--- begin DATA SECTION ---

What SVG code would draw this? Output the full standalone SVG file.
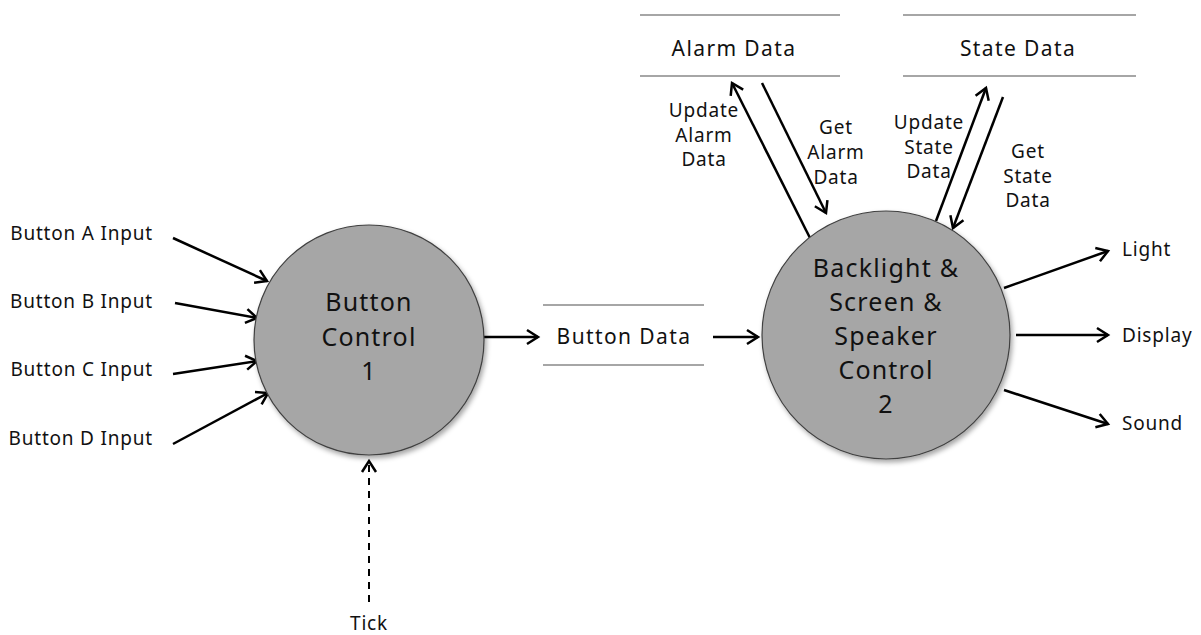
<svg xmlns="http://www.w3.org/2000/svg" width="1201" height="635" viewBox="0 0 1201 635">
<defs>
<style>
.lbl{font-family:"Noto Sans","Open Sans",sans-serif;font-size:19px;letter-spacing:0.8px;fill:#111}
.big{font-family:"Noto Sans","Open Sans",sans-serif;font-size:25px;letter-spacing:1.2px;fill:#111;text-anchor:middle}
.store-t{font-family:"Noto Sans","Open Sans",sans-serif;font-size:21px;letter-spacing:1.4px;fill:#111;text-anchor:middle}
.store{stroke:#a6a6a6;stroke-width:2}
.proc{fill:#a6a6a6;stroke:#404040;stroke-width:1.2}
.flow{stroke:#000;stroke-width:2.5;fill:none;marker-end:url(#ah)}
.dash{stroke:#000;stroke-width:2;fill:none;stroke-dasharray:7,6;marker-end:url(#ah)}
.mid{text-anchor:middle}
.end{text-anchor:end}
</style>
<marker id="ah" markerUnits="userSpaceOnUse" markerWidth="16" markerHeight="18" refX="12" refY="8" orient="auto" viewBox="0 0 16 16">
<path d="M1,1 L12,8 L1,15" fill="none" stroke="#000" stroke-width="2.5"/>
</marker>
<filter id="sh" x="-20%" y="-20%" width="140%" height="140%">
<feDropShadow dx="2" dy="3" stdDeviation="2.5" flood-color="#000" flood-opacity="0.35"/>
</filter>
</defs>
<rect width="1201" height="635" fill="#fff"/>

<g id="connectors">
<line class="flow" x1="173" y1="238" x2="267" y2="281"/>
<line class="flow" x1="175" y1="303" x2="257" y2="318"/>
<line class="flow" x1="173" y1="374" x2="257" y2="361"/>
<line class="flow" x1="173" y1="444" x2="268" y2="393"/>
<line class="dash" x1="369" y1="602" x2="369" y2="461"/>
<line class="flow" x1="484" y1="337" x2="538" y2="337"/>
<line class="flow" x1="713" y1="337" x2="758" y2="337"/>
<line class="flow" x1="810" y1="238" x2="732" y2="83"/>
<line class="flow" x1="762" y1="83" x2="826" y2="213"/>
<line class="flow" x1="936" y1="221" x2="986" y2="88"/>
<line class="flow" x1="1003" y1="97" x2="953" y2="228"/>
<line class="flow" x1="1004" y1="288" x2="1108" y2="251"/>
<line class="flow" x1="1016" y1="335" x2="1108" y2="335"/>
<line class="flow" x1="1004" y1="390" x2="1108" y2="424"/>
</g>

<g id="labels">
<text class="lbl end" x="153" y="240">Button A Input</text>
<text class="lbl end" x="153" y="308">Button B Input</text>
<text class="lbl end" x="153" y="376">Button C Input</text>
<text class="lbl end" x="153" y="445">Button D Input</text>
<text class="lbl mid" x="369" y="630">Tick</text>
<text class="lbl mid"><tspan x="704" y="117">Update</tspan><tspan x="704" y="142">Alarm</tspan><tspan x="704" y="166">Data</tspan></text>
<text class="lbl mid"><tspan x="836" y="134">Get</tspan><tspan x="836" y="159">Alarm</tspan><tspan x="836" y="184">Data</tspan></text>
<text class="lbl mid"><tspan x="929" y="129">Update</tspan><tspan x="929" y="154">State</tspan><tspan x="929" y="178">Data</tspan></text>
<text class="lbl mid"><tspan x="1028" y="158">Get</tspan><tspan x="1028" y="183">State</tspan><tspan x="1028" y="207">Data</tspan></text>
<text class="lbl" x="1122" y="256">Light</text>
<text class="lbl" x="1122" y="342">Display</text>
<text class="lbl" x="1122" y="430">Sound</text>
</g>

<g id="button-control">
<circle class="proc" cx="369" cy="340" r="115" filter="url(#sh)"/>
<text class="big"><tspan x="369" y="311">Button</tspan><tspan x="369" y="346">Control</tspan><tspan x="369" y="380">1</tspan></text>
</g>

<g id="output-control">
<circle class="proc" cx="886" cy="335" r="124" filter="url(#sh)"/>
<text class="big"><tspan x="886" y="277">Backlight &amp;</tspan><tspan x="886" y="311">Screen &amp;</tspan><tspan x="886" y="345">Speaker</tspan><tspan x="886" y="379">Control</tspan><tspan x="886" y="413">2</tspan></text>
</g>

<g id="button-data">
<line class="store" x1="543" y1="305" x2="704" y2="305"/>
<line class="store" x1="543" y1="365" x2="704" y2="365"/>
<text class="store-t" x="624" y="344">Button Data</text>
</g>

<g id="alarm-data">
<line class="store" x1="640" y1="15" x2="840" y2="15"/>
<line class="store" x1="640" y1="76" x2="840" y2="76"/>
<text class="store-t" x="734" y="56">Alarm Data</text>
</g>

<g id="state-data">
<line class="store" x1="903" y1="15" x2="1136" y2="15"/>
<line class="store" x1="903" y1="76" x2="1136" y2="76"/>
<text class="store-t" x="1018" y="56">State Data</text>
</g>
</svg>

--- end DATA SECTION ---

#### [PROBLEM]
Without the pictures, write out the whole listing above exactly as it appears.

#### [TASK RESULT]
What SVG code would draw this? Output the full standalone SVG file.
<svg xmlns="http://www.w3.org/2000/svg" width="1201" height="635" viewBox="0 0 1201 635">
<defs>
<style>
.lbl{font-family:"Noto Sans","Open Sans",sans-serif;font-size:19px;letter-spacing:0.8px;fill:#111}
.big{font-family:"Noto Sans","Open Sans",sans-serif;font-size:25px;letter-spacing:1.2px;fill:#111;text-anchor:middle}
.store-t{font-family:"Noto Sans","Open Sans",sans-serif;font-size:21px;letter-spacing:1.4px;fill:#111;text-anchor:middle}
.store{stroke:#a6a6a6;stroke-width:2}
.proc{fill:#a6a6a6;stroke:#404040;stroke-width:1.2}
.flow{stroke:#000;stroke-width:2.5;fill:none;marker-end:url(#ah)}
.dash{stroke:#000;stroke-width:2;fill:none;stroke-dasharray:7,6;marker-end:url(#ah)}
.mid{text-anchor:middle}
.end{text-anchor:end}
</style>
<marker id="ah" markerUnits="userSpaceOnUse" markerWidth="16" markerHeight="18" refX="12" refY="8" orient="auto" viewBox="0 0 16 16">
<path d="M1,1 L12,8 L1,15" fill="none" stroke="#000" stroke-width="2.5"/>
</marker>
<filter id="sh" x="-20%" y="-20%" width="140%" height="140%">
<feDropShadow dx="2" dy="3" stdDeviation="2.5" flood-color="#000" flood-opacity="0.35"/>
</filter>
</defs>
<rect width="1201" height="635" fill="#fff"/>

<g id="connectors">
<line class="flow" x1="173" y1="238" x2="267" y2="281"/>
<line class="flow" x1="175" y1="303" x2="257" y2="318"/>
<line class="flow" x1="173" y1="374" x2="257" y2="361"/>
<line class="flow" x1="173" y1="444" x2="268" y2="393"/>
<line class="dash" x1="369" y1="602" x2="369" y2="461"/>
<line class="flow" x1="484" y1="337" x2="538" y2="337"/>
<line class="flow" x1="713" y1="337" x2="758" y2="337"/>
<line class="flow" x1="810" y1="238" x2="732" y2="83"/>
<line class="flow" x1="762" y1="83" x2="826" y2="213"/>
<line class="flow" x1="936" y1="221" x2="986" y2="88"/>
<line class="flow" x1="1003" y1="97" x2="953" y2="228"/>
<line class="flow" x1="1004" y1="288" x2="1108" y2="251"/>
<line class="flow" x1="1016" y1="335" x2="1108" y2="335"/>
<line class="flow" x1="1004" y1="390" x2="1108" y2="424"/>
</g>

<g id="labels">
<text class="lbl end" x="153" y="240">Button A Input</text>
<text class="lbl end" x="153" y="308">Button B Input</text>
<text class="lbl end" x="153" y="376">Button C Input</text>
<text class="lbl end" x="153" y="445">Button D Input</text>
<text class="lbl mid" x="369" y="630">Tick</text>
<text class="lbl mid"><tspan x="704" y="117">Update</tspan><tspan x="704" y="142">Alarm</tspan><tspan x="704" y="166">Data</tspan></text>
<text class="lbl mid"><tspan x="836" y="134">Get</tspan><tspan x="836" y="159">Alarm</tspan><tspan x="836" y="184">Data</tspan></text>
<text class="lbl mid"><tspan x="929" y="129">Update</tspan><tspan x="929" y="154">State</tspan><tspan x="929" y="178">Data</tspan></text>
<text class="lbl mid"><tspan x="1028" y="158">Get</tspan><tspan x="1028" y="183">State</tspan><tspan x="1028" y="207">Data</tspan></text>
<text class="lbl" x="1122" y="256">Light</text>
<text class="lbl" x="1122" y="342">Display</text>
<text class="lbl" x="1122" y="430">Sound</text>
</g>

<g id="button-control">
<circle class="proc" cx="369" cy="340" r="115" filter="url(#sh)"/>
<text class="big"><tspan x="369" y="311">Button</tspan><tspan x="369" y="346">Control</tspan><tspan x="369" y="380">1</tspan></text>
</g>

<g id="output-control">
<circle class="proc" cx="886" cy="335" r="124" filter="url(#sh)"/>
<text class="big"><tspan x="886" y="277">Backlight &amp;</tspan><tspan x="886" y="311">Screen &amp;</tspan><tspan x="886" y="345">Speaker</tspan><tspan x="886" y="379">Control</tspan><tspan x="886" y="413">2</tspan></text>
</g>

<g id="button-data">
<line class="store" x1="543" y1="305" x2="704" y2="305"/>
<line class="store" x1="543" y1="365" x2="704" y2="365"/>
<text class="store-t" x="624" y="344">Button Data</text>
</g>

<g id="alarm-data">
<line class="store" x1="640" y1="15" x2="840" y2="15"/>
<line class="store" x1="640" y1="76" x2="840" y2="76"/>
<text class="store-t" x="734" y="56">Alarm Data</text>
</g>

<g id="state-data">
<line class="store" x1="903" y1="15" x2="1136" y2="15"/>
<line class="store" x1="903" y1="76" x2="1136" y2="76"/>
<text class="store-t" x="1018" y="56">State Data</text>
</g>
</svg>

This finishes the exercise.